My steak and cheese sandwich was quite good. I asked my server about the restaurant’s name; she said the owner, who is from the country of Jordan, had first moved to Massachusetts, then to here.
After lunch I bicycled around Dillon, population 6,600. One of Dillon’s claims to fame is that it is the hometown of former Federal Reserve chair Ben Bernanke. He played in the Dillon High School band before becoming class valedictorian and going off to Harvard. While at Harvard, he came home summers to work at South of the Border.
There was no decent place to stay right in town so I found a room at the Quality Inn out near the I-95 interchange. I still wanted to bike a little more so I cruised around on the farm roads outside of town.
BC Steak & BBQ is one of those Southern places with a big buffet of greasy meat and vegetables. I got mine To Go and ate in my motel room next door, so I could have my dinner with the wine that I had bought at the Food Lion.
The next morning I woke up and watched Morning Joe, then packed up and pushed out. I had always associated South of the Border with Dillon SC, but SOTB is not really in Dillon, it is six miles north of Dillon on the North Carolina border.
South Carolina has a libertarian streak that attracts North Carolinians: motorcycle riders are not required to wear a helmet, it is faster to get married here, and most fireworks are legal. I am not sure why someone built and then closed down all these tittie bars. These places were north of Dillon and just south of South of the Border.
Topless Reflexxions Bar
I thought everybody knew about South of the Border, but my friend Lyman, who is from Louisiana and Texas, was clueless. It is probably the East Coast’s most famous tourist trap, begun in 1950 as a place to buy fireworks and beer, when neither was available in adjoining Robeson County, North Carolina. Its now politically incorrect signs of a “Mexican” named Pedro appear nearly every mile for over a hundred miles in either direction on I-95, preying on the New York-Florida car traffic. For over sixty years it has included restaurants, motels, and an amusement park, among other stuff. I think most of it now looks dated, built at a time when there was NOT a McDonald’s at every I-95 interchange. Maybe today it can be considered folk art. Approaching it by bicycle on two lane route US-301, one gets a different perspective from than from I-95. The signs start many miles away.

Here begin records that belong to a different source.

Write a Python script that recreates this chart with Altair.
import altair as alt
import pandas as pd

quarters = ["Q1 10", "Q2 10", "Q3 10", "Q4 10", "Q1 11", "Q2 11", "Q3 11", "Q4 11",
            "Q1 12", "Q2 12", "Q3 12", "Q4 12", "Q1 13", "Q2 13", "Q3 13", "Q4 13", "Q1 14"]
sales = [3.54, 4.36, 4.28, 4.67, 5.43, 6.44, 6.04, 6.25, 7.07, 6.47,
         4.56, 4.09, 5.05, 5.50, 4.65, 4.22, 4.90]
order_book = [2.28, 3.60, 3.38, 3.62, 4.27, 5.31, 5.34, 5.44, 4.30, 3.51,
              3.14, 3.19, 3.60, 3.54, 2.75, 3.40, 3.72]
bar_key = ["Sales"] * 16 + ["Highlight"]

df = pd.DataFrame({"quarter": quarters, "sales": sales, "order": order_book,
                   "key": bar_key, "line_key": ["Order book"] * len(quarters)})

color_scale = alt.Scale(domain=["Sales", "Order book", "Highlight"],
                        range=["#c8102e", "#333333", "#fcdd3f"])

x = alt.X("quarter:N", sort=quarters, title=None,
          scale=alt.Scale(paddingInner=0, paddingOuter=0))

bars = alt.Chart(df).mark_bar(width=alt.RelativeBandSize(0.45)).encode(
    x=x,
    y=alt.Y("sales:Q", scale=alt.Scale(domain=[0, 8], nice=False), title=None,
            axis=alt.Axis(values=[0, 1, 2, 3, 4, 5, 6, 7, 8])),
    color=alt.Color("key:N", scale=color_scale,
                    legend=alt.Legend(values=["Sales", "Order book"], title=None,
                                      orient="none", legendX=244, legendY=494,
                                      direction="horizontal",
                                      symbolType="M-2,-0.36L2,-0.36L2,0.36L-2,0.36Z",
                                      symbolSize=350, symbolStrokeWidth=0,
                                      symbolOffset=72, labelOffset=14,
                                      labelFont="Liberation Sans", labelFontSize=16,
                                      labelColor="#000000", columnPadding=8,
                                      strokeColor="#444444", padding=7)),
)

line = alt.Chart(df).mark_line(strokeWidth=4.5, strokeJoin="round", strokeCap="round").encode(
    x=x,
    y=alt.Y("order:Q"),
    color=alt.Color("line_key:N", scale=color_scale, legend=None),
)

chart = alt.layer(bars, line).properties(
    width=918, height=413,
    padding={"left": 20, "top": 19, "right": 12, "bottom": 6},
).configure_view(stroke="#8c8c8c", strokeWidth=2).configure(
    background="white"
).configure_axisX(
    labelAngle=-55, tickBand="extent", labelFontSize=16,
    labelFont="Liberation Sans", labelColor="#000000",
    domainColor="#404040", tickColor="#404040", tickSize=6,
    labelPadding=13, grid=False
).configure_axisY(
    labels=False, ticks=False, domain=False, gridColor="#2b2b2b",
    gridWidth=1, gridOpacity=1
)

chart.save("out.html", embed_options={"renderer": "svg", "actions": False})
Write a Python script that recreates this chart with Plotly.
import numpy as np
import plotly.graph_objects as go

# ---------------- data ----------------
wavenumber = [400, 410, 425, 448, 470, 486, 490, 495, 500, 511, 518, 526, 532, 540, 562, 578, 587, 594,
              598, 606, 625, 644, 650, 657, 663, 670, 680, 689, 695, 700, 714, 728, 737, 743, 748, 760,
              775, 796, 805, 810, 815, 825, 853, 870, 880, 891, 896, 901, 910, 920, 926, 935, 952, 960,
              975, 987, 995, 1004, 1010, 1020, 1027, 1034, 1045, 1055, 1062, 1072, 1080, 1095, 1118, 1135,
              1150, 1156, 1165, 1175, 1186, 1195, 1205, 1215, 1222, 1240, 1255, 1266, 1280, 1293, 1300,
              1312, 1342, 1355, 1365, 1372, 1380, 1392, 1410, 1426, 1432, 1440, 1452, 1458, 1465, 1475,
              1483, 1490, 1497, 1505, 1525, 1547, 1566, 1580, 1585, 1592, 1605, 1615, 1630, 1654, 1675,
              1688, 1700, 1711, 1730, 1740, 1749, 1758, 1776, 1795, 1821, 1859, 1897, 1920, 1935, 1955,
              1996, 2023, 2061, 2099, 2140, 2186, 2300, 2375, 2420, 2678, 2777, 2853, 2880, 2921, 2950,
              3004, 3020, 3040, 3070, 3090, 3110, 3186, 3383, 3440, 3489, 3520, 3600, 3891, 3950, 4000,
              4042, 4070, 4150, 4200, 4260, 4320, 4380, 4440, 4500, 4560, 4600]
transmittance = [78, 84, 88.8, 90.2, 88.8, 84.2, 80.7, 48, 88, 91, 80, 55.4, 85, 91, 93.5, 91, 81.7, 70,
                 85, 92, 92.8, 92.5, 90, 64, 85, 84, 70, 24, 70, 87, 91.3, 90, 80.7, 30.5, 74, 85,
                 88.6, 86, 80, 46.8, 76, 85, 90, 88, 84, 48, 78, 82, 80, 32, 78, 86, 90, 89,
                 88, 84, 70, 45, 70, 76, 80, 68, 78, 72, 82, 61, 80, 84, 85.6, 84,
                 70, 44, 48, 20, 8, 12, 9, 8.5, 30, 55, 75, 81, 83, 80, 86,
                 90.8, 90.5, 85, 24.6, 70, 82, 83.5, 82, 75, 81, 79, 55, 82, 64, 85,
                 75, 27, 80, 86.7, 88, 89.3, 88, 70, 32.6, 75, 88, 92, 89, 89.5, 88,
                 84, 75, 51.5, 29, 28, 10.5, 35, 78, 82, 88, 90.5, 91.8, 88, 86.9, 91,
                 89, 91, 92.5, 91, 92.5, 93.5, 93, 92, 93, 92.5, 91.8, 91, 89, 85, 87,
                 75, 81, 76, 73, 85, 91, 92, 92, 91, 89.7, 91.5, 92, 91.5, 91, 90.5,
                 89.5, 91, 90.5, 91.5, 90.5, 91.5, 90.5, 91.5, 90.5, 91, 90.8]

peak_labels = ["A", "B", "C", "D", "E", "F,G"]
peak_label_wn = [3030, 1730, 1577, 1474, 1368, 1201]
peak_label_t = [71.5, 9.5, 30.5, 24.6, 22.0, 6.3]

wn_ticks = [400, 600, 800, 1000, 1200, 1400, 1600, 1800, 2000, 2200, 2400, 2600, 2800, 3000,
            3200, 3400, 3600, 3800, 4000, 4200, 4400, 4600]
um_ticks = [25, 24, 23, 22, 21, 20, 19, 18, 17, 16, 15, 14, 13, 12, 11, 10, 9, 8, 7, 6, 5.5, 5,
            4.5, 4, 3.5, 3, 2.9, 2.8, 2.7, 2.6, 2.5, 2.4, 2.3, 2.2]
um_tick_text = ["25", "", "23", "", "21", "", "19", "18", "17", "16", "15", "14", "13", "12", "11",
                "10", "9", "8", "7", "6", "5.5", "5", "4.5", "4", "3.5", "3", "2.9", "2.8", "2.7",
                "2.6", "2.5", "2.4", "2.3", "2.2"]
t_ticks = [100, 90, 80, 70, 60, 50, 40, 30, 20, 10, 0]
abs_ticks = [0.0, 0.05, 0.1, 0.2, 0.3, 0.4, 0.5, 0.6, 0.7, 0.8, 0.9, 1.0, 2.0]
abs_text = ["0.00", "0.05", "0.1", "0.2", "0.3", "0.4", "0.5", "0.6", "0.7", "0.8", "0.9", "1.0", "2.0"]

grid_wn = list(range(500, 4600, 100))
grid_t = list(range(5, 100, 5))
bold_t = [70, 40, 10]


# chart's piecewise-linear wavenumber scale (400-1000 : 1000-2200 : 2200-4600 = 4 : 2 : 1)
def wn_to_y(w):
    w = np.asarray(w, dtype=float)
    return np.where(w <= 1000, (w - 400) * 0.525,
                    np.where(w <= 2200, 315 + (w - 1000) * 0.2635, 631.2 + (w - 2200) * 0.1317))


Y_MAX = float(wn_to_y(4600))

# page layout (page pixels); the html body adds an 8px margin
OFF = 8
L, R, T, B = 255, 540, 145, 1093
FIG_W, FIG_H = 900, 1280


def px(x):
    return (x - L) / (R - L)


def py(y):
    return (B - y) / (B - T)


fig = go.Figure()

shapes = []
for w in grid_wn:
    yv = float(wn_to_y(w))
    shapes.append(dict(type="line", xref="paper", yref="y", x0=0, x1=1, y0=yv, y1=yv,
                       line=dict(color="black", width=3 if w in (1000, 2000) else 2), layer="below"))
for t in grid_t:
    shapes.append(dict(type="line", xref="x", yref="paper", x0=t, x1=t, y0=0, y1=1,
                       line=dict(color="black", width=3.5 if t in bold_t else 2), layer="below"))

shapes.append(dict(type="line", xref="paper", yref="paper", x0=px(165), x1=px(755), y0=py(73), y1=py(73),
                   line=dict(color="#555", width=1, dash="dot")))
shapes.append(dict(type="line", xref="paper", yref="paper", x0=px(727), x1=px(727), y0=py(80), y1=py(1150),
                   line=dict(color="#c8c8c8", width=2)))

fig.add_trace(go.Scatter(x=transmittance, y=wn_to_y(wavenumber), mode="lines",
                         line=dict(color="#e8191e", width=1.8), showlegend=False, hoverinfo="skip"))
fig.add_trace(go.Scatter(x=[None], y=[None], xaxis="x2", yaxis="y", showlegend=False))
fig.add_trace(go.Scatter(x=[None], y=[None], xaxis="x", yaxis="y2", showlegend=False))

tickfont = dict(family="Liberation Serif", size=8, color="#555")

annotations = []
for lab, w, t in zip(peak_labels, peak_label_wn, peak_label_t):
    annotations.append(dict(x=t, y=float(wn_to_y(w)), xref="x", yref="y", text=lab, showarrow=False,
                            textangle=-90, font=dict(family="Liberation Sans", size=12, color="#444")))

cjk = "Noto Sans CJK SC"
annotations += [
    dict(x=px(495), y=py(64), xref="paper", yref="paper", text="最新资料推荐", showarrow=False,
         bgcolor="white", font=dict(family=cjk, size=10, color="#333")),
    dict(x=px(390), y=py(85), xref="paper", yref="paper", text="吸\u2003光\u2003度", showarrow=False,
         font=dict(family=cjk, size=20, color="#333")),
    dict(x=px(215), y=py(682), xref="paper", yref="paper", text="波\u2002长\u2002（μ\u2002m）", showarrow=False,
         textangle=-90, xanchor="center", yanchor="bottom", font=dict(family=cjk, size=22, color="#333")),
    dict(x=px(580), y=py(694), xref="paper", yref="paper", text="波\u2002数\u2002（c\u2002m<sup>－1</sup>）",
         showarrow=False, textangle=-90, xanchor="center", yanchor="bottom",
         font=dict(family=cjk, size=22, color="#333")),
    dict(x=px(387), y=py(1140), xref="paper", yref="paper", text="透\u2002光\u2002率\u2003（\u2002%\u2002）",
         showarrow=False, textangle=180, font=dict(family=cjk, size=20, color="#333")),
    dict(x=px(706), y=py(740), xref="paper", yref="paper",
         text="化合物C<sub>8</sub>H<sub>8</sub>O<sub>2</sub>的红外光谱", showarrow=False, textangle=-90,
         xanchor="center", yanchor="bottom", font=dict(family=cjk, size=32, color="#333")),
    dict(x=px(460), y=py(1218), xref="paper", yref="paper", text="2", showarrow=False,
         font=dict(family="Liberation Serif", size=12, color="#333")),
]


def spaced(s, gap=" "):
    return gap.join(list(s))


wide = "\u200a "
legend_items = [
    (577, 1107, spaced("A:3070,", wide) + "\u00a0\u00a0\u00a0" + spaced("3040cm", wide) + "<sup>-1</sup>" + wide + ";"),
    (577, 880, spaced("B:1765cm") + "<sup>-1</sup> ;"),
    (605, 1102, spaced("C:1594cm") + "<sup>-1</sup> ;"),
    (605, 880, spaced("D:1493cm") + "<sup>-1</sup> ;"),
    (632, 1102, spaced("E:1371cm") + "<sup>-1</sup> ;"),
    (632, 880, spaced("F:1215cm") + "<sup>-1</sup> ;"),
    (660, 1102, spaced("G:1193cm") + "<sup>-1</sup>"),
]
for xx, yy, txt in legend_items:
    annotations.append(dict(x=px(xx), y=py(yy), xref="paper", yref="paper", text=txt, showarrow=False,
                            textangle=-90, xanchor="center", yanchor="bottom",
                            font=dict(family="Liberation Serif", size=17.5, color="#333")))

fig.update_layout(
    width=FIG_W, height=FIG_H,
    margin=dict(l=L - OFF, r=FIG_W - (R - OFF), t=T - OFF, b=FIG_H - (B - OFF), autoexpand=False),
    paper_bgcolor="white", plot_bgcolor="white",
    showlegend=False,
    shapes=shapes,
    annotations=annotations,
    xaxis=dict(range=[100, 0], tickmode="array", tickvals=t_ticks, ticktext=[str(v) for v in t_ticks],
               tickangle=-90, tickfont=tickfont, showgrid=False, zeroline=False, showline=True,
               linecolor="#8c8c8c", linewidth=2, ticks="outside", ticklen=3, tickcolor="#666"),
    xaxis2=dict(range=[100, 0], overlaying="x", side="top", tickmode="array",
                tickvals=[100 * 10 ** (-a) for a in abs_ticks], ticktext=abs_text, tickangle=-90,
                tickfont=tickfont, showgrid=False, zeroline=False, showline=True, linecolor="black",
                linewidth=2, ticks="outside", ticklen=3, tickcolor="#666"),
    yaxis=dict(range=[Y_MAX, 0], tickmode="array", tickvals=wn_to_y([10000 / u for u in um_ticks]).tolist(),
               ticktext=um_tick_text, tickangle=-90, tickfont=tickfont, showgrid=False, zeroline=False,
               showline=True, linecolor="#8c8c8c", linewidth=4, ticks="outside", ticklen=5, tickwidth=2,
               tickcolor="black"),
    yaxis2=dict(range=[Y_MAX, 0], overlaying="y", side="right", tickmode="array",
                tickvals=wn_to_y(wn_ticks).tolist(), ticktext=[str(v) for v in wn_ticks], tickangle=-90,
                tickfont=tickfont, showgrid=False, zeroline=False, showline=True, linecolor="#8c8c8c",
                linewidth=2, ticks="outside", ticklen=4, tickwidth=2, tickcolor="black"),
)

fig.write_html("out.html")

Then I stumbled onto the real thing.
I only slowed down to take pictures and kept pedaling. Continuing up US-301 just beyond SOTB there is the very small town of Rowland NC. It reminded me of something my late father told me, that US-1 was the original north/south highway from the Northeast to Virginia to Florida, replaced later by US-301. That was replaced by I-95. Each highway has motels that reflect the era in which they were built. Rowland NC, on US-301, has several motels from the nineteen fifties. I somehow doubt that now many long distance travelers stay in these places.
Did they put up this fence so the locals don’t know who is sleeping with whom?
Earlier in the day, just north of Dillon, I had seen other motels.
North of Rowland NC I pedaled up US-301. This road closely parallels I-95. For a U.S. highway, there was hardly any traffic, a car every five minutes or so.
How many songs talk about a crossroads? Robert Johnson channeled by Eric Clapton of Cream: I went down to the crossroads, fell down on my knees.
For the last few miles into Lumberton, even though there still was no traffic on US301, the road closely followed I-95 and I could watch the truck traffic. It was a gentle peaceful ride, in a noisy sort of way.
There is a levee that surrounds central Lumberton, so I could finish the ride into Lumberton on a bike path.